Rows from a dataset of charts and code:
====

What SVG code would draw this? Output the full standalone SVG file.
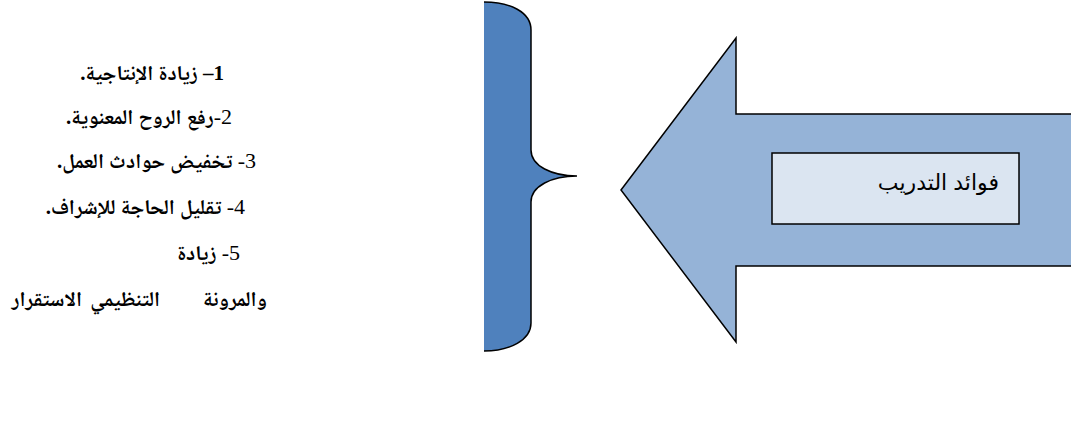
<svg xmlns="http://www.w3.org/2000/svg" width="1071" height="425" viewBox="0 0 1071 425">
<style>
.item{font-family:"Liberation Serif","Noto Naskh Arabic","DejaVu Sans",serif;font-size:21px;font-weight:bold;fill:#000;direction:rtl;text-anchor:start}
.num{font-weight:normal;font-size:22px}
.lbl{font-family:"Liberation Sans","DejaVu Sans",sans-serif;font-size:22px;fill:#000;direction:rtl;text-anchor:start}
.edge{fill:none;stroke:#000;stroke-width:1.5}
</style>
<rect width="1071" height="425" fill="#fff"/>
<g id="benefits-list">
<text class="item" x="224" y="80">1– زيادة الإنتاجية.</text>
<text class="item" x="232" y="124"><tspan class="num">2-</tspan>رفع الروح المعنوية.</text>
<text class="item" x="256" y="168"><tspan class="num">3-</tspan>  تخفيض حوادث العمل.</text>
<text class="item" x="245" y="214"><tspan class="num">4-</tspan> تقليل الحاجة للإشراف.</text>
<text class="item" x="240" y="260"><tspan class="num">5-</tspan>  زيادة</text>
<text class="item" x="267" y="306">والمرونة</text>
<text class="item" x="160" y="306">التنظيمي</text>
<text class="item" x="82" y="306">الاستقرار</text>
</g>
<g id="brace">
<path d="M484,2 C510,2 531,12 531,30 L531,150 C531,166 552,176 577,176 C552,176 531,186 531,202 L531,323 C531,340 510,351 484,351 Z" fill="#4F81BD"/>
<path class="edge" d="M484,2 C510,2 531,12 531,30 L531,150 C531,166 552,176 577,176 C552,176 531,186 531,202 L531,323 C531,340 510,351 484,351"/>
</g>
<g id="arrow">
<polygon points="621,190 736,38 736,114 1075,114 1075,266 736,266 736,342" fill="#95B3D7" stroke="#000" stroke-width="1.5" stroke-linejoin="miter"/>
</g>
<g id="label-box">
<rect x="772" y="153" width="247" height="71" fill="#DBE5F1" stroke="#000" stroke-width="1.5"/>
<text class="lbl" x="999" y="190">فوائد التدريب</text>
</g>
</svg>
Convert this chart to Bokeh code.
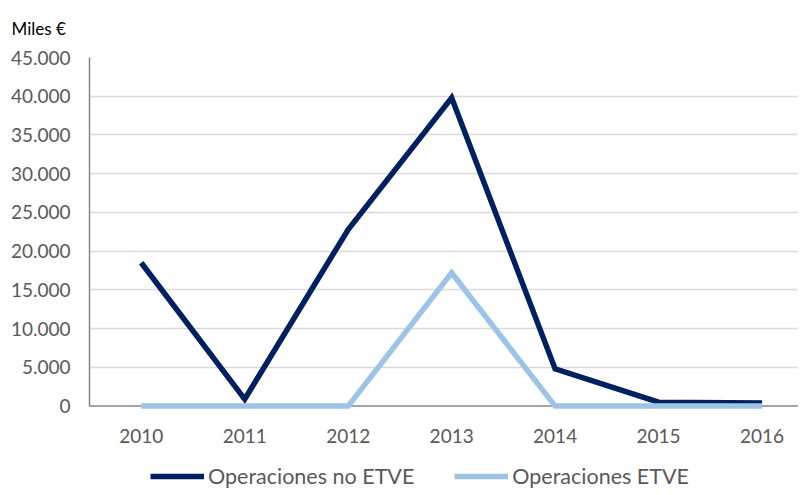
from bokeh.plotting import figure
from bokeh.layouts import column
from bokeh.models import Range1d, FixedTicker, Legend, LegendItem, Span, Title, LinearAxis
from bokeh.embed import file_html
from bokeh.resources import INLINE

years = ["2010", "2011", "2012", "2013", "2014", "2015", "2016"]
no_etve = [18500, 900, 22800, 39800, 4800, 500, 400]
etve = [0, 0, 0, 17200, 0, 0, 0]
y_ticks = [0, 5000, 10000, 15000, 20000, 25000, 30000, 35000, 40000, 45000]
y_tick_labels = ["0", "5.000", "10.000", "15.000", "20.000", "25.000", "30.000", "35.000", "40.000", "45.000"]
unit_label = "Miles €"
series_names = ["Operaciones no ETVE", "Operaciones ETVE"]

FONT = "Lato"
GRAY = "#595959"
DARK = "#002060"
LIGHT = "#9DC3E6"

xs = list(range(len(years)))
XR = (-0.5, 6.352)

p = figure(width=798, height=451, output_backend="svg", toolbar_location=None,
           x_range=Range1d(*XR), y_range=Range1d(-700, 45000),
           min_border_left=89, min_border_right=0, min_border_top=57, min_border_bottom=40,
           x_axis_location=None, y_axis_location=None)
p.outline_line_color = None
p.background_fill_color = "white"
p.border_fill_color = "white"

p.add_layout(Title(text=unit_label, align="left", offset=-78, standoff=33, vertical_align="top",
                   text_font=FONT, text_font_size="17px", text_font_style="normal",
                   text_color="black"), "above")

# y axis
yax = LinearAxis(bounds=(0, 45000))
yax.ticker = FixedTicker(ticks=y_ticks)
yax.major_label_overrides = {t: l for t, l in zip(y_ticks, y_tick_labels)}
yax.axis_line_color = "#868686"
yax.axis_line_width = 1.5
yax.major_tick_line_color = None
yax.minor_tick_line_color = None
yax.major_label_text_font = FONT
yax.major_label_text_font_size = "19px"
yax.major_label_text_color = GRAY
yax.major_label_standoff = 13
p.add_layout(yax, "left")

# x axis
xax = LinearAxis()
xax.ticker = FixedTicker(ticks=xs)
xax.major_label_overrides = {i: y for i, y in zip(xs, years)}
xax.axis_line_color = None
xax.major_tick_line_color = None
xax.minor_tick_line_color = None
xax.major_label_text_font = FONT
xax.major_label_text_font_size = "19px"
xax.major_label_text_color = GRAY
xax.major_label_standoff = 11
p.add_layout(xax, "below")

p.xgrid.grid_line_color = None
p.ygrid.ticker = FixedTicker(ticks=y_ticks[1:])
p.ygrid.grid_line_color = "#d9d9d9"
p.ygrid.grid_line_width = 1.5

p.add_layout(Span(location=0, dimension="width", line_color="#868686", line_width=1.5, level="underlay"))

p.line(xs, no_etve, line_color=DARK, line_width=5.5, line_join="miter")
p.line(xs, etve, line_color=LIGHT, line_width=5.5, line_join="miter")

# legend strip (own figure so the legend is not clipped by the main frame)
leg = figure(width=798, height=38, output_backend="svg", toolbar_location=None,
             x_range=Range1d(*XR), y_range=Range1d(1e6, 2e6),
             min_border_left=89, min_border_right=0, min_border_top=0, min_border_bottom=0,
             x_axis_location=None, y_axis_location=None)
leg.outline_line_color = None
leg.xgrid.grid_line_color = None
leg.ygrid.grid_line_color = None
lr1 = leg.line(xs, no_etve, line_color=DARK, line_width=5.5)
lr2 = leg.line(xs, etve, line_color=LIGHT, line_width=5.5)

lg = Legend(items=[LegendItem(label=series_names[0], renderers=[lr1]),
                   LegendItem(label=series_names[1], renderers=[lr2])],
            location=(61, 0), orientation="horizontal", padding=0, margin=0, spacing=40,
            glyph_width=54, glyph_height=24, label_standoff=4, label_height=24,
            label_text_font=FONT, label_text_font_size="21.5px", label_text_color=GRAY,
            background_fill_alpha=0, border_line_color=None)
leg.add_layout(lg, "center")

layout = column(p, leg, spacing=0)

with open("out.html", "w") as f:
    f.write(file_html(layout, INLINE))
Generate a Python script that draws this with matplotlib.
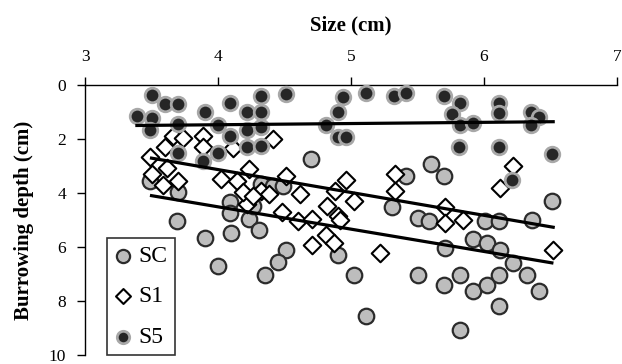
import matplotlib.pyplot as plt

plt.rcParams['font.family'] = ['Liberation Serif', 'DejaVu Serif']

# values
sc_size = [3.49, 3.70, 4.09, 4.09, 3.69, 4.23, 4.70, 4.32, 4.41, 4.49, 5.41, 5.31,
           5.60, 5.70, 6.51, 3.90, 4.10, 4.00, 4.31, 4.51, 4.45, 4.35, 4.90, 5.02,
           5.11, 5.50, 5.59, 6.01, 6.11, 6.36, 5.92, 6.02, 6.12, 6.22, 5.71, 5.50,
           5.70, 5.82, 5.92, 6.02, 6.11, 6.32, 6.41, 6.11, 5.82, 4.26]
sc_depth = [3.55, 3.96, 4.32, 4.76, 5.05, 4.95, 2.75, 3.66, 3.74, 3.74, 3.37, 4.51,
            2.93, 3.37, 4.29, 5.68, 5.49, 6.70, 5.38, 6.12, 6.56, 7.03, 6.30, 7.03,
            8.57, 4.91, 5.05, 5.05, 5.05, 5.02, 5.71, 5.86, 6.12, 6.59, 6.04, 7.03,
            7.40, 7.03, 7.62, 7.40, 7.03, 7.03, 7.62, 8.17, 9.08, 4.47]

s1_size = [3.66, 3.60, 3.74, 3.49, 3.62, 3.50, 3.59, 3.70, 3.89, 3.89, 4.11, 4.02,
           4.14, 4.23, 4.22, 4.19, 4.41, 4.51, 4.32, 4.62, 4.96, 5.02, 4.82, 4.38,
           4.88, 5.33, 5.33, 4.48, 4.90, 6.22, 6.12, 4.71, 4.81, 4.87, 4.92, 4.60,
           4.26, 4.71, 5.22, 5.71, 5.84, 5.71, 6.52]
s1_depth = [1.90, 2.31, 1.98, 2.67, 3.08, 3.30, 3.70, 3.55, 1.90, 2.31, 2.34, 3.48,
            3.55, 3.11, 4.40, 3.96, 2.01, 3.37, 3.92, 4.03, 3.52, 4.29, 4.47, 4.03,
            3.92, 3.30, 3.92, 4.69, 4.87, 3.00, 3.81, 5.93, 5.57, 5.86, 5.02, 5.05,
            4.10, 4.95, 6.23, 4.51, 5.02, 5.13, 6.12]

s5_size = [3.50, 3.60, 3.70, 3.39, 3.50, 3.49, 3.70, 3.90, 4.09, 4.22, 4.00, 4.09,
           4.22, 3.70, 4.00, 3.89, 4.22, 4.32, 4.32, 4.51, 4.32, 4.32, 4.94, 4.90,
           4.81, 4.90, 4.96, 5.11, 5.32, 5.41, 5.70, 5.82, 5.76, 5.82, 5.92, 6.11,
           6.11, 6.35, 6.41, 6.35, 5.81, 6.11, 6.51, 6.21]
s5_depth = [0.37, 0.70, 0.70, 1.14, 1.21, 1.65, 1.43, 0.99, 0.66, 0.99, 1.47, 1.90,
            1.65, 2.53, 2.53, 2.82, 2.31, 0.40, 0.99, 0.33, 1.54, 2.27, 0.44, 0.99,
            1.50, 1.94, 1.94, 0.29, 0.40, 0.29, 0.40, 0.66, 1.06, 1.50, 1.39, 0.66,
            1.03, 0.99, 1.17, 1.50, 2.31, 2.31, 2.56, 3.52]

# trend lines (ends)
sc_fit_x, sc_fit_y = [3.50, 6.51], [4.10, 6.59]
s1_fit_x, s1_fit_y = [3.50, 6.52], [2.71, 5.27]
s5_fit_x, s5_fit_y = [3.39, 6.52], [1.50, 1.36]

fig = plt.figure(figsize=(6.22, 3.64), dpi=100)
ax = fig.add_axes([0.1367, 0.025, 0.8553, 0.7415])

ax.scatter(sc_size, sc_depth, s=125, marker='o', facecolor='#bdbdbd',
           edgecolor='#2b2b2b', linewidth=1.6, label='SC', zorder=2)
ax.scatter(s1_size, s1_depth, s=80, marker='D', facecolor='white',
           edgecolor='black', linewidth=1.5, label='S1', zorder=3)
ax.scatter(s5_size, s5_depth, s=110, marker='o', facecolor='#262626',
           edgecolor='#a8a8a8', linewidth=2.0, label='S5', zorder=4)

for fx, fy in [(sc_fit_x, sc_fit_y), (s1_fit_x, s1_fit_y), (s5_fit_x, s5_fit_y)]:
    ax.plot(fx, fy, color='black', linewidth=2.3, zorder=5)

ax.set_xlim(3, 7)
ax.set_ylim(10, 0)
ax.set_xticks([3, 4, 5, 6, 7])
ax.set_yticks([0, 2, 4, 6, 8, 10])
ax.xaxis.tick_top()
ax.xaxis.set_label_position('top')
ax.tick_params(axis='x', direction='out', length=5.5, width=1, labelsize=12.5, pad=9)
ax.tick_params(axis='y', direction='out', length=5.5, width=1, labelsize=12.5, pad=8)

for side in ['right', 'bottom']:
    ax.spines[side].set_visible(False)
for side in ['top', 'left']:
    ax.spines[side].set_linewidth(1.0)

ax.set_xlabel('Size (cm)', fontsize=15, fontweight='bold', labelpad=13)
ax.set_ylabel('Burrowing depth (cm)', fontsize=15, fontweight='bold', labelpad=11)

leg = ax.legend(loc='lower left', bbox_to_anchor=(0.041, 0.0), borderaxespad=0,
                fontsize=17, frameon=True, fancybox=False, edgecolor='black',
                handletextpad=0.25, handlelength=0.8, labelspacing=0.8,
                borderpad=0.3, markerscale=0.85)
leg.get_frame().set_linewidth(1.2)

fig.savefig('out.png', dpi=100)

====

Required work:
Find each line holding the string "with" and copy it out.

Result for this exercise:
with open("out.html", "w") as f:
Generate a Python script that draws this with matplotlib.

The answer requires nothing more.